Task directions » Only a number is wanted: how many lines in these records contain the word "this"?

Material for the task »
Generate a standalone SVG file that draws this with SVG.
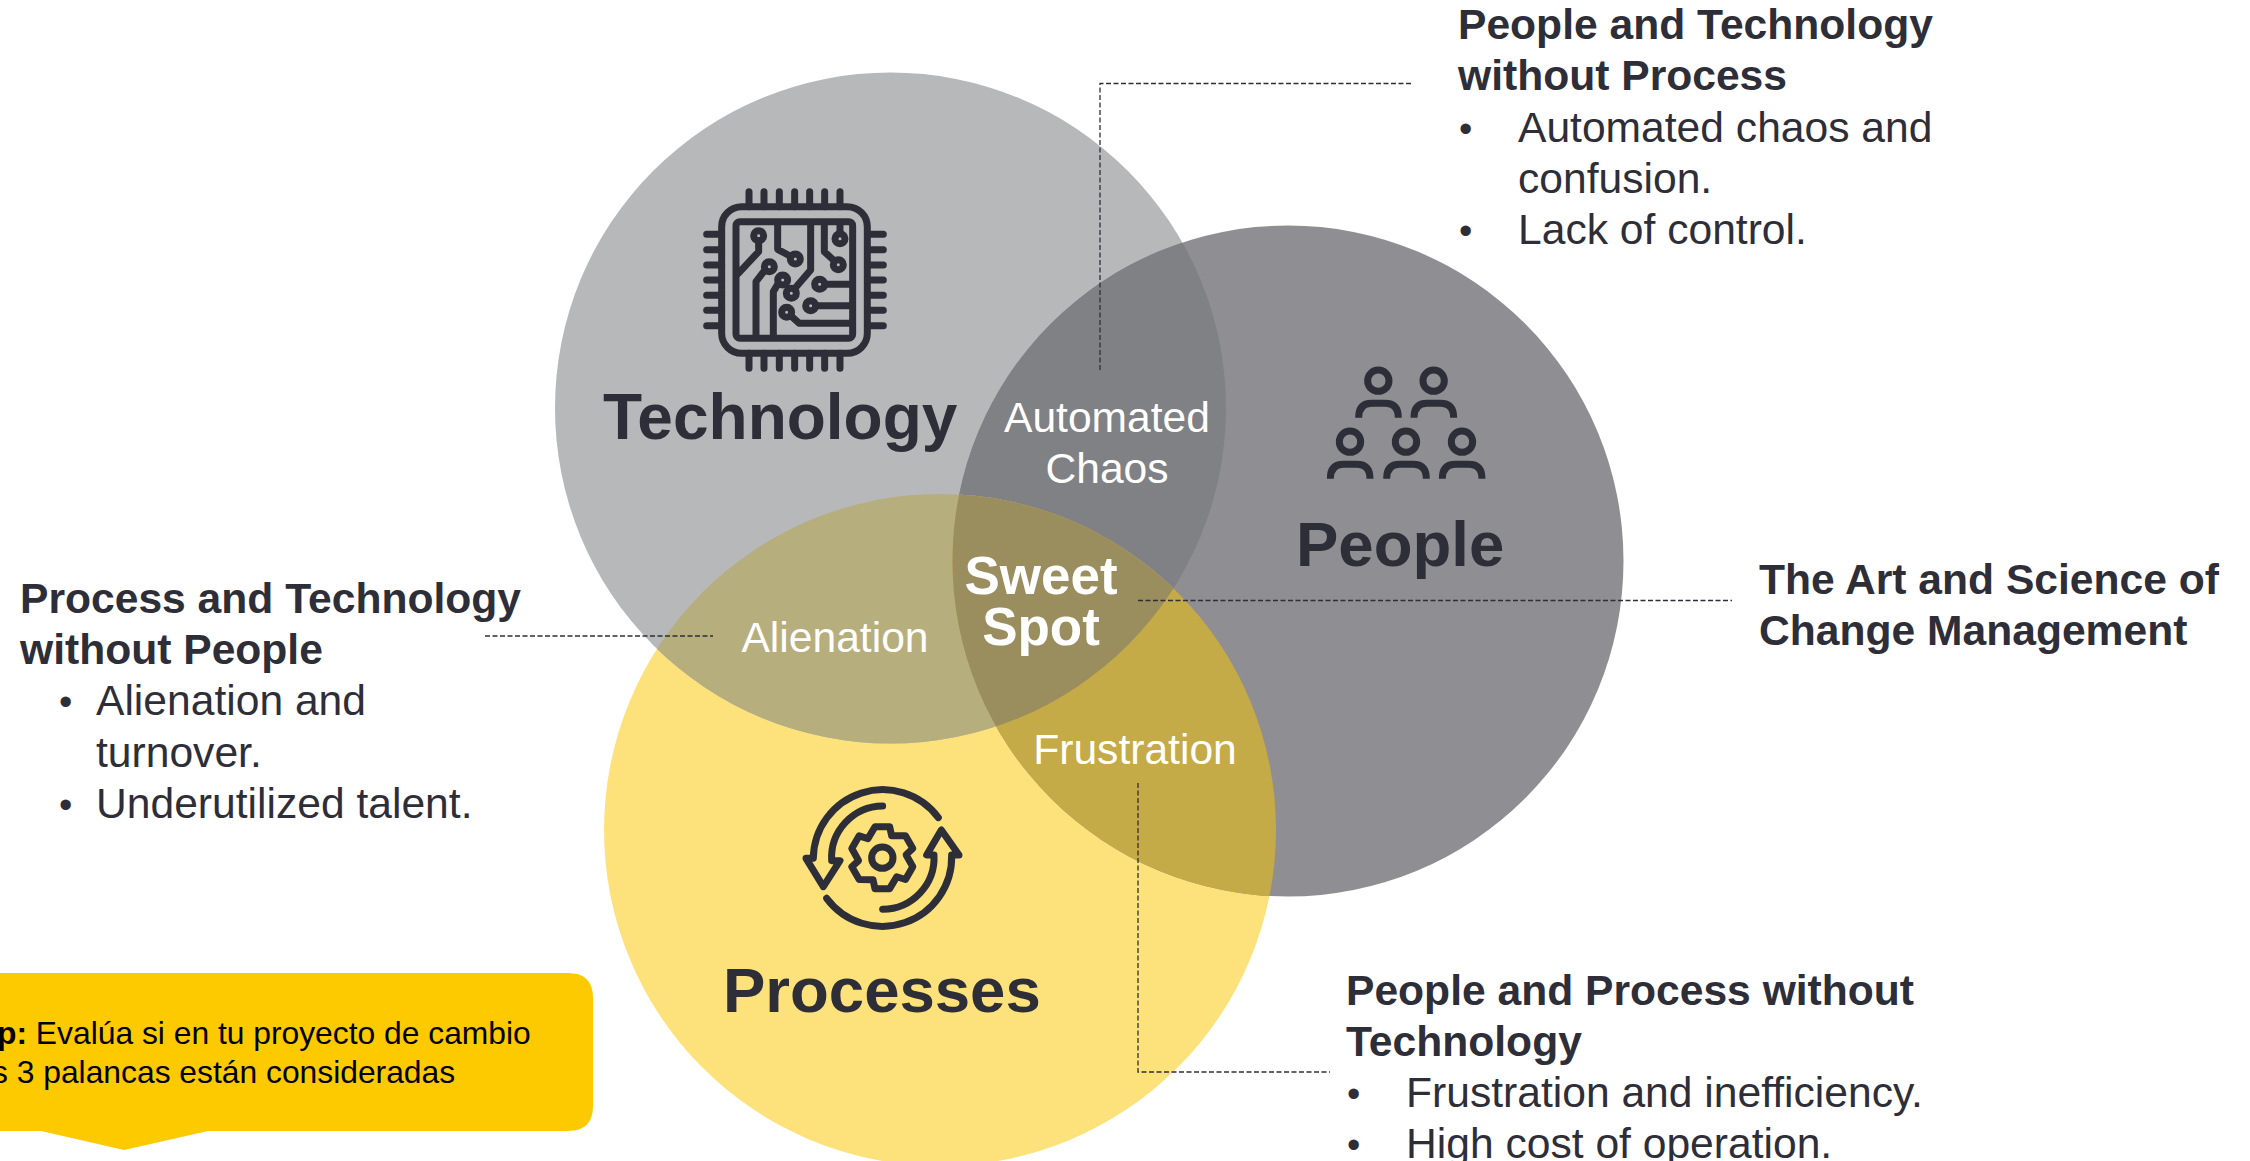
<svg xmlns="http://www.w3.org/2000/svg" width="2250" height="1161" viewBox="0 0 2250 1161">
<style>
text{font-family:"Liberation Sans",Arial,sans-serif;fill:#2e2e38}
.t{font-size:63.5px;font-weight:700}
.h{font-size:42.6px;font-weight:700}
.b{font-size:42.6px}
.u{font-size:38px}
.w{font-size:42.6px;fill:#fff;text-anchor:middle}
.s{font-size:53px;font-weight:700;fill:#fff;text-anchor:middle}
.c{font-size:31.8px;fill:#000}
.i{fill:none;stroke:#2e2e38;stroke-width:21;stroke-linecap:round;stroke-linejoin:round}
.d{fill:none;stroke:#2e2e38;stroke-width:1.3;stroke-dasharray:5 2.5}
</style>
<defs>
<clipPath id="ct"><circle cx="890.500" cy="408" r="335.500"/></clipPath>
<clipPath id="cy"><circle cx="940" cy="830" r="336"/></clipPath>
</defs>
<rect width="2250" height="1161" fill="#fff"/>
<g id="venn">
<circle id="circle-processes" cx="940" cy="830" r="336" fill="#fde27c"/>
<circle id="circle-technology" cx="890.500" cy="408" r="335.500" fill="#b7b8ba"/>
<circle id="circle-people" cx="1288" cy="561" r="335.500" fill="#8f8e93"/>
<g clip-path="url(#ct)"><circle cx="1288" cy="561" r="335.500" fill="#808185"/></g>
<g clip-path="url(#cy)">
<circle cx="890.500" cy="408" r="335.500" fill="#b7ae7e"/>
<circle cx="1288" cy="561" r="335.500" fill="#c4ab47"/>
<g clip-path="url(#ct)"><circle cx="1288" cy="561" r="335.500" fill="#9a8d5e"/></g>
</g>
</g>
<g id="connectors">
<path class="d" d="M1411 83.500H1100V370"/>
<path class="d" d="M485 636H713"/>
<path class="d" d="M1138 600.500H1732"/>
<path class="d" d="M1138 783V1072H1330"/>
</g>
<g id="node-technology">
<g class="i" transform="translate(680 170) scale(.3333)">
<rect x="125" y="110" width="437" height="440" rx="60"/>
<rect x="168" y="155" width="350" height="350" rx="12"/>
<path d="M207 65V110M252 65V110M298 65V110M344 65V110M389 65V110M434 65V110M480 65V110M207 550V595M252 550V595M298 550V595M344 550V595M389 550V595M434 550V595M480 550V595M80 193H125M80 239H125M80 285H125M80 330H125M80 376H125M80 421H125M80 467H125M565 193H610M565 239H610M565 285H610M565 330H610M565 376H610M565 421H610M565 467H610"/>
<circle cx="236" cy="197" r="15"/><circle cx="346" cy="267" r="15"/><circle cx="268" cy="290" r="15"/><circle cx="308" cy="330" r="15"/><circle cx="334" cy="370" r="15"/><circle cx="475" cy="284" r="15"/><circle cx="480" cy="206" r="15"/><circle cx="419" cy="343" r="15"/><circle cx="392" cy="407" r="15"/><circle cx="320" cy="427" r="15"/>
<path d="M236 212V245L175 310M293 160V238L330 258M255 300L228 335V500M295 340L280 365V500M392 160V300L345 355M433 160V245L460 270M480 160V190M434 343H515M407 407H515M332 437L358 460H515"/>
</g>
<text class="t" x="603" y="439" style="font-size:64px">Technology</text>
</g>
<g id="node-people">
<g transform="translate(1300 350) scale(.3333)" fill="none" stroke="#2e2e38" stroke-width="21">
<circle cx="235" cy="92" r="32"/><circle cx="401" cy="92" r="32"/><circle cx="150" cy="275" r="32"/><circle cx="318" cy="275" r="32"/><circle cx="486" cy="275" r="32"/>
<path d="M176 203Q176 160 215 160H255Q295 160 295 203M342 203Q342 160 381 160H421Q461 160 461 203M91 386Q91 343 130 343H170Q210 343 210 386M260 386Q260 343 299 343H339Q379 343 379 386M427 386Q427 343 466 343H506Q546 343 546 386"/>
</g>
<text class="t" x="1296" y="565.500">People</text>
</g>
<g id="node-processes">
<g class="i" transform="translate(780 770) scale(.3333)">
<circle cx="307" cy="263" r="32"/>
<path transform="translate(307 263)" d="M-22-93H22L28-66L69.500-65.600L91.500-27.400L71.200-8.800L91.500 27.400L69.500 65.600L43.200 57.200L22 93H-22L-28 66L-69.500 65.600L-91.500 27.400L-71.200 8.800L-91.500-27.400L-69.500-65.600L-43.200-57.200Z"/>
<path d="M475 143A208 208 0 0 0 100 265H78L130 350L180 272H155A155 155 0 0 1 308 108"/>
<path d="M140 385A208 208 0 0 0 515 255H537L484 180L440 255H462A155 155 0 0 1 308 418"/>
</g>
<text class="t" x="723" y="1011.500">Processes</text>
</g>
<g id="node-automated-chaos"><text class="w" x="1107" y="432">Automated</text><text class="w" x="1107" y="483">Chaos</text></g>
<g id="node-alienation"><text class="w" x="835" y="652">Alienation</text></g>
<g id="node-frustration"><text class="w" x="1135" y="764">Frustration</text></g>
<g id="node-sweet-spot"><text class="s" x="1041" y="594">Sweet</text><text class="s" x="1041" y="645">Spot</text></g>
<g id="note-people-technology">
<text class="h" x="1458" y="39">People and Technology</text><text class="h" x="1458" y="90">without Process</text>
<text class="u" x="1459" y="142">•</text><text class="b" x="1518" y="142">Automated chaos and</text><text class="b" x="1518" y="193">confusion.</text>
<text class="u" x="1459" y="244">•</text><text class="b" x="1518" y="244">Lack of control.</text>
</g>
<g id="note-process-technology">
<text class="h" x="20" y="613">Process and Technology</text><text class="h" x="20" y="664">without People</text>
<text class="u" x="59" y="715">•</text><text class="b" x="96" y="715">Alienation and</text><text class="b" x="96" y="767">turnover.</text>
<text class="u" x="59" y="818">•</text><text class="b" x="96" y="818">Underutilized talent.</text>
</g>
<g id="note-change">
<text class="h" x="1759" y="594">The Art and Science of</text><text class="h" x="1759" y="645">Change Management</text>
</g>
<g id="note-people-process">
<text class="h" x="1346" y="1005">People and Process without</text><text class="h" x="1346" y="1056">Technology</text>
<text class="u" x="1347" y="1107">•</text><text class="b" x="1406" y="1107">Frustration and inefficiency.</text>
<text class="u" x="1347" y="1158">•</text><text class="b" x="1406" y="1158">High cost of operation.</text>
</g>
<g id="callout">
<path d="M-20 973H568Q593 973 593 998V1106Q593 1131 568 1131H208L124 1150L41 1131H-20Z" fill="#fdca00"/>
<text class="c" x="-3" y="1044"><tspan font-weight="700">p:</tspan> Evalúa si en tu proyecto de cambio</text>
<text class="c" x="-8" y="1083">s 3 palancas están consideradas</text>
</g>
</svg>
--
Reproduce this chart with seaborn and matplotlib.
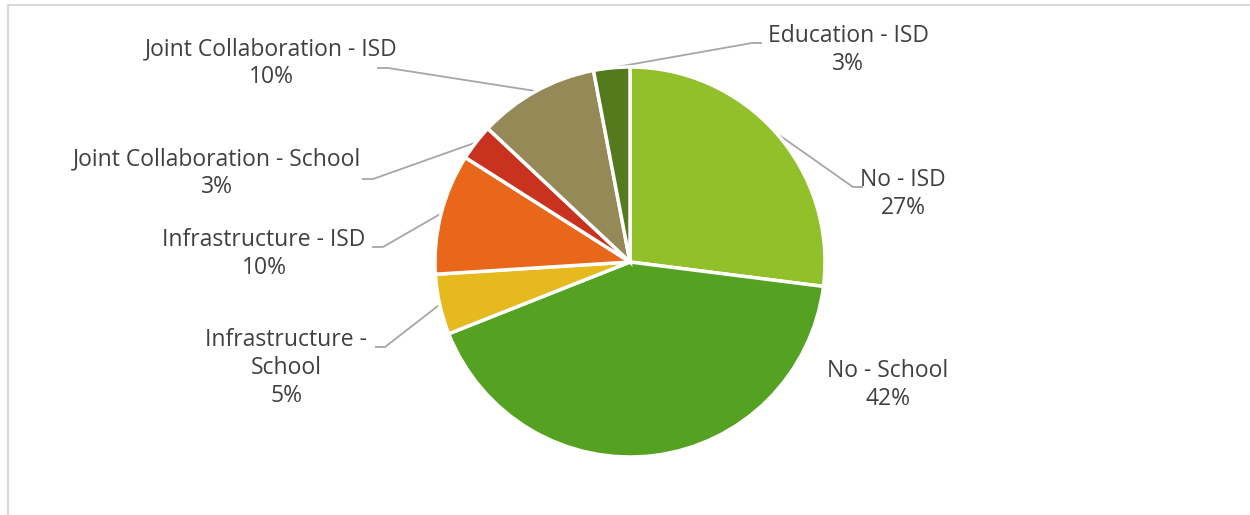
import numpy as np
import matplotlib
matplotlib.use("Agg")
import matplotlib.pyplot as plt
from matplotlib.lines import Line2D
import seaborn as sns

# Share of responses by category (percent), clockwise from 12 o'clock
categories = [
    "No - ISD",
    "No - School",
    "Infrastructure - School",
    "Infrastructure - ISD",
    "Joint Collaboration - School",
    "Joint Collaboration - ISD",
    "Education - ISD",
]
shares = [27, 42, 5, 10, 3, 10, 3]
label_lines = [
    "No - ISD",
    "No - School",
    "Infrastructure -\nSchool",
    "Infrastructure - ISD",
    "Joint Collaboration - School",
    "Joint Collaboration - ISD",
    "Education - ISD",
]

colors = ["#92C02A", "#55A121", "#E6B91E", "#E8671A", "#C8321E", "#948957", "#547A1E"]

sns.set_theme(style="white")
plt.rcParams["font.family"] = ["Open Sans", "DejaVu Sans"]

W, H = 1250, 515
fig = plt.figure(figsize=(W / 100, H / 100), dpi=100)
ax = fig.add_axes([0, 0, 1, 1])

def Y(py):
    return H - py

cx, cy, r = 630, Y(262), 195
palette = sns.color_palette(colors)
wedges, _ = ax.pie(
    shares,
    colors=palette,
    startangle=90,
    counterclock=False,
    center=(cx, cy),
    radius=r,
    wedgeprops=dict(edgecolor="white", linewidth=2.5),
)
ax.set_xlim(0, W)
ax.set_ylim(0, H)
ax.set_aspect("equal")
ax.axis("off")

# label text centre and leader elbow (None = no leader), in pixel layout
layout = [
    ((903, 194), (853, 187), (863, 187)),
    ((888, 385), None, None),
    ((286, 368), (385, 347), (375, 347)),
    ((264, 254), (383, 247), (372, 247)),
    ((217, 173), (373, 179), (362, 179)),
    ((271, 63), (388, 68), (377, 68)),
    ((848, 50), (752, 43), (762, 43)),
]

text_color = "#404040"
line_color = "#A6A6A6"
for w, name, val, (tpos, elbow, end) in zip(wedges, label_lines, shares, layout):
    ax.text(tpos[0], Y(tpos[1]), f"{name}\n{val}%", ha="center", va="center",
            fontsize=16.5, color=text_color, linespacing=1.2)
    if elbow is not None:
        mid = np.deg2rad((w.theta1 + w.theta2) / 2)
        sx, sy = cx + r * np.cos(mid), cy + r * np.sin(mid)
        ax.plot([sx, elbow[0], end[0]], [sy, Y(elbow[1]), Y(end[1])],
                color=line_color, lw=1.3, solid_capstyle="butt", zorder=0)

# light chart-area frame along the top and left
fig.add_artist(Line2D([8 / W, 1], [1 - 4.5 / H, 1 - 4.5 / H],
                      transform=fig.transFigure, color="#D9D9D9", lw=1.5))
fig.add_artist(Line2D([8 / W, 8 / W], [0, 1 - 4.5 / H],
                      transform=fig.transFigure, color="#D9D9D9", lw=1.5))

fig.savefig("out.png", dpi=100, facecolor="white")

Result of the exercise » 2